WHAT IS BEING ASKED: Wherever a line in the data below holds "this", copy that line.

-- Start of SOURCE RECORDS --

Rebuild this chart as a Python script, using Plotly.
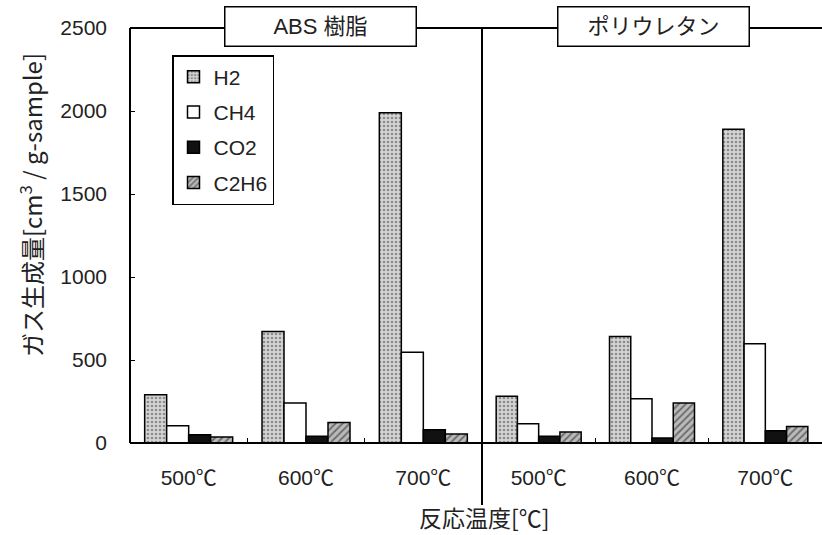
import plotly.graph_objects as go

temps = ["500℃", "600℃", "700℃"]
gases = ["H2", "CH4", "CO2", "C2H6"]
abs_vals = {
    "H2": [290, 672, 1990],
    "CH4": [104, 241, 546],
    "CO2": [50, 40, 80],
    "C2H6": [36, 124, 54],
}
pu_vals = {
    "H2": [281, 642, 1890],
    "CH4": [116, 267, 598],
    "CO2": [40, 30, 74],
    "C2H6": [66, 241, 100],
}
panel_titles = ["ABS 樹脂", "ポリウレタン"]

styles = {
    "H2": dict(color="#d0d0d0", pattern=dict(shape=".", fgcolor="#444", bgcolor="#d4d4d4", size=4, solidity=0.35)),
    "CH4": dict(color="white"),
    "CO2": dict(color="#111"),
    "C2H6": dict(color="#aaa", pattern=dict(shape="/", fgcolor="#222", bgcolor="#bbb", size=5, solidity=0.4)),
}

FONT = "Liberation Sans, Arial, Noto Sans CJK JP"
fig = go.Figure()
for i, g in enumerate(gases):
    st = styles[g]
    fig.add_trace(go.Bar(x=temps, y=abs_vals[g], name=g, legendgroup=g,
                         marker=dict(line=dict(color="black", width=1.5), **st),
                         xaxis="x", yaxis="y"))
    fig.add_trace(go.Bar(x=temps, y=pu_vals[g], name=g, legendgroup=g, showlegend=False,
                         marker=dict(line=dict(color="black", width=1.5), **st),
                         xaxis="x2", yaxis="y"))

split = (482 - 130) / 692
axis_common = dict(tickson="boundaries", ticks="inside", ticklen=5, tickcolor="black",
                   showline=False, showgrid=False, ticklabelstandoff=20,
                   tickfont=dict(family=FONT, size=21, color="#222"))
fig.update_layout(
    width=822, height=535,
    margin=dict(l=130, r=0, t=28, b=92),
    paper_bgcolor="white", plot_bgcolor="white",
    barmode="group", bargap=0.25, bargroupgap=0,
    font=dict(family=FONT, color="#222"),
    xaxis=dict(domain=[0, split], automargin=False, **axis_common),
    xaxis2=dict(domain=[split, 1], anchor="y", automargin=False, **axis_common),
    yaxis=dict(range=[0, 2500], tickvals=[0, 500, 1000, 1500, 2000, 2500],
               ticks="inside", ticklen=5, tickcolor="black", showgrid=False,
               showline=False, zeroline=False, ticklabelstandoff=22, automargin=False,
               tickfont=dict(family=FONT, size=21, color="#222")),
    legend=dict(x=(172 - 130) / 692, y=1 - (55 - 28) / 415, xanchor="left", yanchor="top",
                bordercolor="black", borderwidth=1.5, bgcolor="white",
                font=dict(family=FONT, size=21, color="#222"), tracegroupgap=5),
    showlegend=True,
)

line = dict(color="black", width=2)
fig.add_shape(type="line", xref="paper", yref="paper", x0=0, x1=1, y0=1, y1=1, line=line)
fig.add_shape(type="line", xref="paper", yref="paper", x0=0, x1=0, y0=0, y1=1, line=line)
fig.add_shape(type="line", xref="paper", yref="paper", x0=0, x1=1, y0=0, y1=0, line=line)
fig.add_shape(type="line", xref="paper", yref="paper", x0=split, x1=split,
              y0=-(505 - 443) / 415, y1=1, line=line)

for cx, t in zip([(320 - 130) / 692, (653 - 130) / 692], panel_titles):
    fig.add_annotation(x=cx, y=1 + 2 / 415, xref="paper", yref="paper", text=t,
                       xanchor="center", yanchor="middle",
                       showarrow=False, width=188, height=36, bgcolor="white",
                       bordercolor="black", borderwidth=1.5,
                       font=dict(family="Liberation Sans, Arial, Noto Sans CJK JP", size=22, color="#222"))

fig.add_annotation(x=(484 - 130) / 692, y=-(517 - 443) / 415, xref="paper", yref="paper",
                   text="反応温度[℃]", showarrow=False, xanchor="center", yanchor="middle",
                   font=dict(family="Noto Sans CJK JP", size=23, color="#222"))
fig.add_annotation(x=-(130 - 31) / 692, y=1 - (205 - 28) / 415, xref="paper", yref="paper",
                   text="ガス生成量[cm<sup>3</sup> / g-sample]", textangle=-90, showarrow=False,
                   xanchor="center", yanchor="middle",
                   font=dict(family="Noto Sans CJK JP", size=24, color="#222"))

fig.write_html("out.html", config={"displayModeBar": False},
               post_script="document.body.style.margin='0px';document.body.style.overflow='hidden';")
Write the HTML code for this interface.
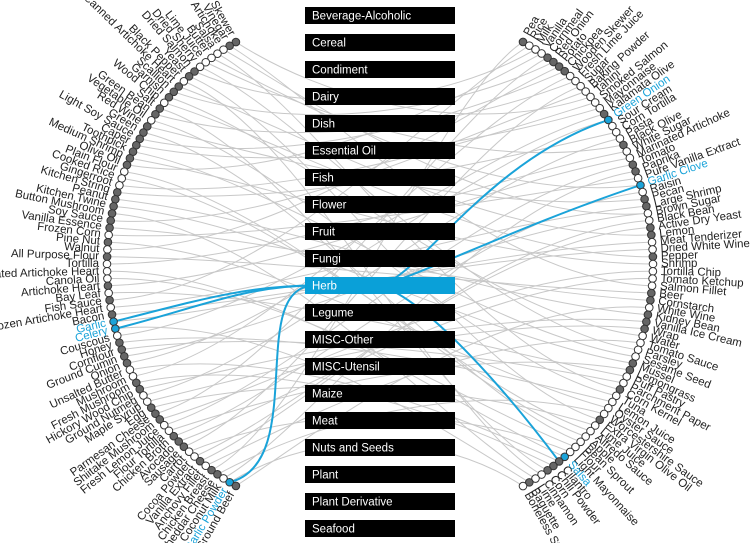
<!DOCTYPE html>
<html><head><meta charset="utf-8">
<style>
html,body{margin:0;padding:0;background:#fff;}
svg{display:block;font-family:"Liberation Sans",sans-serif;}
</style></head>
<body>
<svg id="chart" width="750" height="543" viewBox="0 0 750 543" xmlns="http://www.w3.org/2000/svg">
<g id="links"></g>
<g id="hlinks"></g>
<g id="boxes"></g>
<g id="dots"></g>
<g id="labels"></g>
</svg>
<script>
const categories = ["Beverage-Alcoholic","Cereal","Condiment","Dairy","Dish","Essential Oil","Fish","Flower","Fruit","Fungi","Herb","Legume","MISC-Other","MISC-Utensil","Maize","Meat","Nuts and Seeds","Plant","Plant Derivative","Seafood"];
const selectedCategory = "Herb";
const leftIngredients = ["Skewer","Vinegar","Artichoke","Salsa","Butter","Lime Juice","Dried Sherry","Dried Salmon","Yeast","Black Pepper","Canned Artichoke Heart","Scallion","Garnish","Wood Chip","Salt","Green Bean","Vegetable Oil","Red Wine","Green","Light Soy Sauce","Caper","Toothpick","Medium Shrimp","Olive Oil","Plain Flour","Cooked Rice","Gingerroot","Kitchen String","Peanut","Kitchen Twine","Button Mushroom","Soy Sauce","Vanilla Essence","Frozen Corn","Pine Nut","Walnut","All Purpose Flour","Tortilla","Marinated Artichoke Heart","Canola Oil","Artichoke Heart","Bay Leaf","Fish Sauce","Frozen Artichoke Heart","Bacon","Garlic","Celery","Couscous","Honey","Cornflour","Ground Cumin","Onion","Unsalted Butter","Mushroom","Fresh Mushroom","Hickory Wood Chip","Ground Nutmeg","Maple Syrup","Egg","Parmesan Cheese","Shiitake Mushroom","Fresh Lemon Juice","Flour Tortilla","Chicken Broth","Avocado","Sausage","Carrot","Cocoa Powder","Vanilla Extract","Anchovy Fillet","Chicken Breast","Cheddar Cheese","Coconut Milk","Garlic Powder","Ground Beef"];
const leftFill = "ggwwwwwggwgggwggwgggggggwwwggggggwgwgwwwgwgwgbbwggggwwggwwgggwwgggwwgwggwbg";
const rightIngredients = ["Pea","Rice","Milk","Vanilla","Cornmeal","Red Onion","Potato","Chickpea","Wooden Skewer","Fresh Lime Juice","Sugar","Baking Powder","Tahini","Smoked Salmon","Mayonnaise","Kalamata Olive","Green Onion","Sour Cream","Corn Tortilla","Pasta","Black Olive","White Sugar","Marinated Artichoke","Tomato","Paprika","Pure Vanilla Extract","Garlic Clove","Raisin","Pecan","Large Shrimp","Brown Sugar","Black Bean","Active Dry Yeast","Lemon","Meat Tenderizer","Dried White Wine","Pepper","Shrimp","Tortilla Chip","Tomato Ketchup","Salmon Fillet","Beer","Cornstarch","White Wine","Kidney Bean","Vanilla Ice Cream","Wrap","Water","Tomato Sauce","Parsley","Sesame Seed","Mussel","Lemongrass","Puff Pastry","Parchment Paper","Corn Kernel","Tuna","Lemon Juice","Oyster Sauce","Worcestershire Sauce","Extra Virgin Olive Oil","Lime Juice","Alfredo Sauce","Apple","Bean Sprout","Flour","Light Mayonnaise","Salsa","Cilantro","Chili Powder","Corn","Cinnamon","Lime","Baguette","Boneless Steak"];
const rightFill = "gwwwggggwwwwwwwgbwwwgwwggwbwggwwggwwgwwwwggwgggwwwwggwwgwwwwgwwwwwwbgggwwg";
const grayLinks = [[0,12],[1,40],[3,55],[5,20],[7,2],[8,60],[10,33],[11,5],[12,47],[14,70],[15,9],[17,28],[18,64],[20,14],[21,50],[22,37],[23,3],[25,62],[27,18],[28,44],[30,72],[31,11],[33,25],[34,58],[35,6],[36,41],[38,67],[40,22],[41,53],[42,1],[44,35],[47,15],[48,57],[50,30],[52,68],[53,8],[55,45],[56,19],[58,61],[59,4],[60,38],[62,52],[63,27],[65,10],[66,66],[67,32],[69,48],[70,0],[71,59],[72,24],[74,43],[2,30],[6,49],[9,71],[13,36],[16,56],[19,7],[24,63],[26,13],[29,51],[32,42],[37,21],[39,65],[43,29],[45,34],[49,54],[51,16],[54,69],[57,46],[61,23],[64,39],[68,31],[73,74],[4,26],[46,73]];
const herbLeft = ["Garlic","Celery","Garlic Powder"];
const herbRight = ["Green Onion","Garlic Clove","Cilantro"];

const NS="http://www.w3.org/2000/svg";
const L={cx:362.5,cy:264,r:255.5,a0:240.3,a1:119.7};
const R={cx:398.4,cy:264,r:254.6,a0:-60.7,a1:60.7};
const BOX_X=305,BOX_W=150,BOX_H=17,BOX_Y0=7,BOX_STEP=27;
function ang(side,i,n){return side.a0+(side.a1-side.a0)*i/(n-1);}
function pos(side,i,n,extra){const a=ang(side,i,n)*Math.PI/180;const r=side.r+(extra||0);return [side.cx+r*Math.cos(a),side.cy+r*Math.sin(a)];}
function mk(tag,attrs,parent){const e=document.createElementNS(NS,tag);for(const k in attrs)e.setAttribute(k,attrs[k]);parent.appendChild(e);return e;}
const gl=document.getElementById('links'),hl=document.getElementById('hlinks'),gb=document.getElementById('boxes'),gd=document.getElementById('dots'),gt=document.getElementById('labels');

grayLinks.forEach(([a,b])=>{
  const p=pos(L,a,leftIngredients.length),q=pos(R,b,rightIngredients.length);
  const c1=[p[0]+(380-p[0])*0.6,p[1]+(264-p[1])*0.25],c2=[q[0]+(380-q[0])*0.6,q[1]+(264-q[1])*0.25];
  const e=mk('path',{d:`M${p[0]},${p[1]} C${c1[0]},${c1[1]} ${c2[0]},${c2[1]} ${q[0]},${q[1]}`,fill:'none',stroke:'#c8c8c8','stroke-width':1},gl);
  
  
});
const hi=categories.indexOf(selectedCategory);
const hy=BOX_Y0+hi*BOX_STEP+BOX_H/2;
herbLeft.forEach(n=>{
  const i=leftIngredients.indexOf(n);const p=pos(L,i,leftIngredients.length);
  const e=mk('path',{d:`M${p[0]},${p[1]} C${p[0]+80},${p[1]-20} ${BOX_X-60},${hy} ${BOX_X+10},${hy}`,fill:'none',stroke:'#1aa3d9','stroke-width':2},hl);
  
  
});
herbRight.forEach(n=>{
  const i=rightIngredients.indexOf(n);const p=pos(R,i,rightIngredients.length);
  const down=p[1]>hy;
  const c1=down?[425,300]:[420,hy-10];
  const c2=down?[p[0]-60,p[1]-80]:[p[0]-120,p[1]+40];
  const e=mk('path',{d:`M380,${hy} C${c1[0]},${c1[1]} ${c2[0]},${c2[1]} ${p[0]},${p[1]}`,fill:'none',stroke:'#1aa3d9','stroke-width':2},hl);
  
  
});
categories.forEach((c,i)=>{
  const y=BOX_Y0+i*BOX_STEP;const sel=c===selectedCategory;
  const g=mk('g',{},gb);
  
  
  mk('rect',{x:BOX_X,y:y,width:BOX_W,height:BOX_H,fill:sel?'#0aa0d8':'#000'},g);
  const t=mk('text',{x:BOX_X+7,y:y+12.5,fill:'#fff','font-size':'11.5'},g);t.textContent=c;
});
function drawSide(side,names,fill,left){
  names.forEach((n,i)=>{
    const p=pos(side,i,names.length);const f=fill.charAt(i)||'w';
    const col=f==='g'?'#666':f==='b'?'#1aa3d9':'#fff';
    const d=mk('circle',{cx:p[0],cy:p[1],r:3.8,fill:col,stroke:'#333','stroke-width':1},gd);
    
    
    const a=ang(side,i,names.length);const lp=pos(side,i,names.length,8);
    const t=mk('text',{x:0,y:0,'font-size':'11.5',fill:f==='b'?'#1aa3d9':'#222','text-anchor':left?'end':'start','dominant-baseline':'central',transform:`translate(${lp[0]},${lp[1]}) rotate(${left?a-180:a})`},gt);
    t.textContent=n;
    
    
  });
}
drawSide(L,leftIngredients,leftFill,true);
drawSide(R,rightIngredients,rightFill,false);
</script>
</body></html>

-- End of SOURCE RECORDS --

WRITTEN RESPONSE:
Rebuild this chart as a Python script, using Plotly.
Write the HTML code for this interface.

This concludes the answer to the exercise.